Sam Jordison said...

Great to have you back

Steerforth said...

Thanks Sam.

Spacezilla said...

So glad you are writing again! You have a great eye and voice.

Annabel said...

Despite living in Harlow for a while, I never ventured Eastwards to the Essex coast, although I have been to Suffolk and a lot of Norfolk ones. The bits you visited sound completely out of time. Loved your tweets of the day too.
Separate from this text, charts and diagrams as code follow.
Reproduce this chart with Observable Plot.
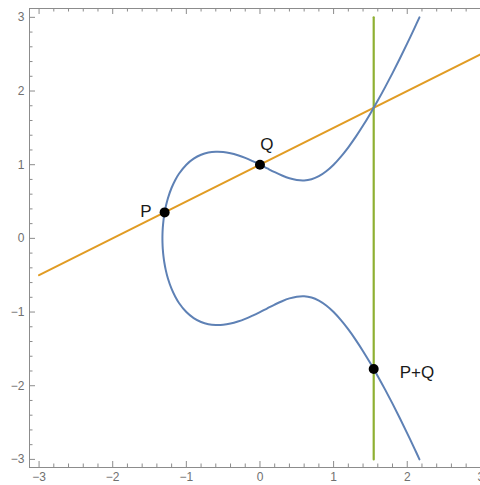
<!DOCTYPE html>
<html>
<head>
<meta charset="utf-8">
<script src="https://cdn.jsdelivr.net/npm/d3@7"></script>
<script src="https://cdn.jsdelivr.net/npm/@observablehq/plot@0.6"></script>
<style>
  html, body { margin: 0; padding: 0; background: #fff; }
  #chart { width: 480px; height: 485px; }
</style>
</head>
<body>
<div id="chart"></div>
<script>
// Curve points (lower branch bottom-right -> root -> upper branch top-right)
const curveX = [2.166, 2.1, 2.0, 1.9, 1.8, 1.7, 1.6, 1.5, 1.4, 1.3, 1.2, 1.1, 1.0, 0.9, 0.8, 0.7, 0.6, 0.5, 0.4, 0.3, 0.2, 0.1, 0, -0.1, -0.2, -0.3, -0.4, -0.5, -0.6, -0.7, -0.8, -0.9, -1.0, -1.1, -1.15, -1.2, -1.25, -1.28, -1.3, -1.31, -1.32, -1.324, -1.3247,
  -1.324, -1.32, -1.31, -1.3, -1.28, -1.25, -1.2, -1.15, -1.1, -1.0, -0.9, -0.8, -0.7, -0.6, -0.5, -0.4, -0.3, -0.2, -0.1, 0, 0.1, 0.2, 0.3, 0.4, 0.5, 0.6, 0.7, 0.8, 0.9, 1.0, 1.1, 1.2, 1.3, 1.4, 1.5, 1.6, 1.7, 1.8, 1.9, 2.0, 2.1, 2.166];
const curveY = [-3.0, -2.857, -2.646, -2.441, -2.243, -2.053, -1.870, -1.696, -1.531, -1.377, -1.236, -1.110, -1.0, -0.911, -0.844, -0.802, -0.785, -0.791, -0.815, -0.853, -0.899, -0.949, -1.0, -1.048, -1.092, -1.128, -1.156, -1.173, -1.176, -1.165, -1.135, -1.082, -1.0, -0.877, -0.793, -0.687, -0.545, -0.428, -0.321, -0.249, -0.142, -0.055, 0,
  0.055, 0.142, 0.249, 0.321, 0.428, 0.545, 0.687, 0.793, 0.877, 1.0, 1.082, 1.135, 1.165, 1.176, 1.173, 1.156, 1.128, 1.092, 1.048, 1.0, 0.949, 0.899, 0.853, 0.815, 0.791, 0.785, 0.802, 0.844, 0.911, 1.0, 1.110, 1.236, 1.377, 1.531, 1.696, 1.870, 2.053, 2.243, 2.441, 2.646, 2.857, 3.0];

// Secant line through P and Q
const lineX = [-3, 3];
const lineY = [-0.5, 2.5];

// Vertical line through the third intersection
const vertX = [1.5447, 1.5447];
const vertY = [-3, 3];

// Labelled points
const pointNames = ["P", "Q", "P+Q"];
const pointX = [-1.2947, 0, 1.5447];
const pointY = [0.3526, 1, -1.7724];

// Axis ticks
const majorTicks = [-3, -2, -1, 0, 1, 2, 3];

const curve = curveX.map((x, i) => ({x, y: curveY[i]}));
const secant = lineX.map((x, i) => ({x, y: lineY[i]}));
const vertical = vertX.map((x, i) => ({x, y: vertY[i]}));
const points = pointNames.map((name, i) => ({name, x: pointX[i], y: pointY[i]}));
const minorTicks = d3.range(-3, 3.01, 0.2).map(v => Math.round(v * 10) / 10).filter(v => !Number.isInteger(v));

const W = 480, H = 485, mL = 29, mR = 0, mT = 8, mB = 18;
const iw = W - mL - mR, ih = H - mT - mB;
const xDom = [-3.13, 2.995], yDom = [-3.11, 3.12];
const fmt = d => d < 0 ? "\u2212" + (-d) : String(d);
const axisCol = "#8c8c8c";
const labelCol = "#707070";
const font = "'Liberation Sans', Arial, sans-serif";

const labelOffsets = {"P": {dx: -13, dy: -1, anchor: "end"}, "Q": {dx: 7, dy: -20, anchor: "middle"}, "P+Q": {dx: 26, dy: 4, anchor: "start"}};

const chart = Plot.plot({
  width: W, height: H,
  marginLeft: mL, marginRight: mR, marginTop: mT, marginBottom: mB,
  style: {fontFamily: font, background: "#fff"},
  x: {domain: xDom, axis: null},
  y: {domain: yDom, axis: null},
  marks: [
    // frame lines (left, top, bottom)
    Plot.ruleX([xDom[0]], {stroke: axisCol, strokeWidth: 1}),
    Plot.ruleY([yDom[1]], {stroke: axisCol, strokeWidth: 1}),
    Plot.ruleY([yDom[0]], {stroke: axisCol, strokeWidth: 1}),
    // bottom ticks
    Plot.ruleX(majorTicks, {x: d => d, insetTop: ih - 6, stroke: axisCol}),
    Plot.ruleX(minorTicks, {x: d => d, insetTop: ih - 3.5, stroke: axisCol}),
    // top ticks
    Plot.ruleX(majorTicks, {x: d => d, insetBottom: ih - 6, stroke: axisCol}),
    Plot.ruleX(minorTicks, {x: d => d, insetBottom: ih - 3.5, stroke: axisCol}),
    // left ticks
    Plot.ruleY(majorTicks, {y: d => d, insetRight: iw - 6, stroke: axisCol}),
    Plot.ruleY(minorTicks, {y: d => d, insetRight: iw - 3.5, stroke: axisCol}),
    // tick labels
    Plot.text(majorTicks, {x: d => d, frameAnchor: "bottom", dy: 13, text: fmt, fill: labelCol, fontSize: 12}),
    Plot.text(majorTicks, {y: d => d, frameAnchor: "left", dx: -5, textAnchor: "end", text: fmt, fill: labelCol, fontSize: 12}),
    // data
    Plot.line(secant, {x: "x", y: "y", stroke: "#E19C24", strokeWidth: 2}),
    Plot.line(vertical, {x: "x", y: "y", stroke: "#8FB032", strokeWidth: 2.2}),
    Plot.line(curve, {x: "x", y: "y", stroke: "#5E81B5", strokeWidth: 2, curve: "catmull-rom"}),
    Plot.dot(points, {x: "x", y: "y", r: 5, fill: "black", stroke: null}),
    ...points.map(p => Plot.text([p], {x: "x", y: "y", text: "name", dx: labelOffsets[p.name].dx, dy: labelOffsets[p.name].dy, textAnchor: labelOffsets[p.name].anchor, fontSize: 17, fill: "#1a1a1a"}))
  ]
});
document.getElementById("chart").appendChild(chart);
</script>
</body>
</html>
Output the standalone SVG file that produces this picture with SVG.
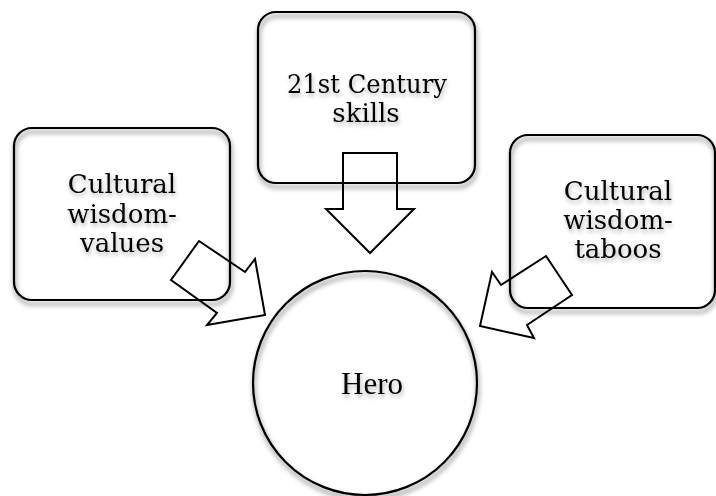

(that new photo anti-robot thing was hard! I got sushi...)

Steerforth said...

Spacezilla - Thanks for your kind words.

Annabel - Yes, they were both very much out of time. Clacton was like the early 70s (where, incidentally, a Tomorrow People story was film on the pier).

Lucille said...

All riveting stuff, but nothing more so than that rabbit because yesterday we came across the back half of an unidentifiable animal wedged high in the fork of a branch too. I've never seen anything like this before. To make matters even more confusing the fur was wet even though it hasn't rained.

Lucy R. Fisher said...

Glad that normal service has been resumed. The Constable is a brilliant picture. And what I like about him is that he painted working landscapes. The mill wasn't a picturesque bygone in his day - it was producing flour. And a horse and cart might have been seen as ugly, vulgar and workaday. These days we paint grain silos, disused mines and pylons.

Steerforth said...

Lucille - Could it have drowned somewhere nearby?

Lucy - I've never liked the Hay Wain, but you've made me look at it in a new light and begin to see beyond the chocolate box cover.

Lucille said...

Not easily we were in a bluebell wood and it was very cleanly severed...wondered if bird of prey had dropped it.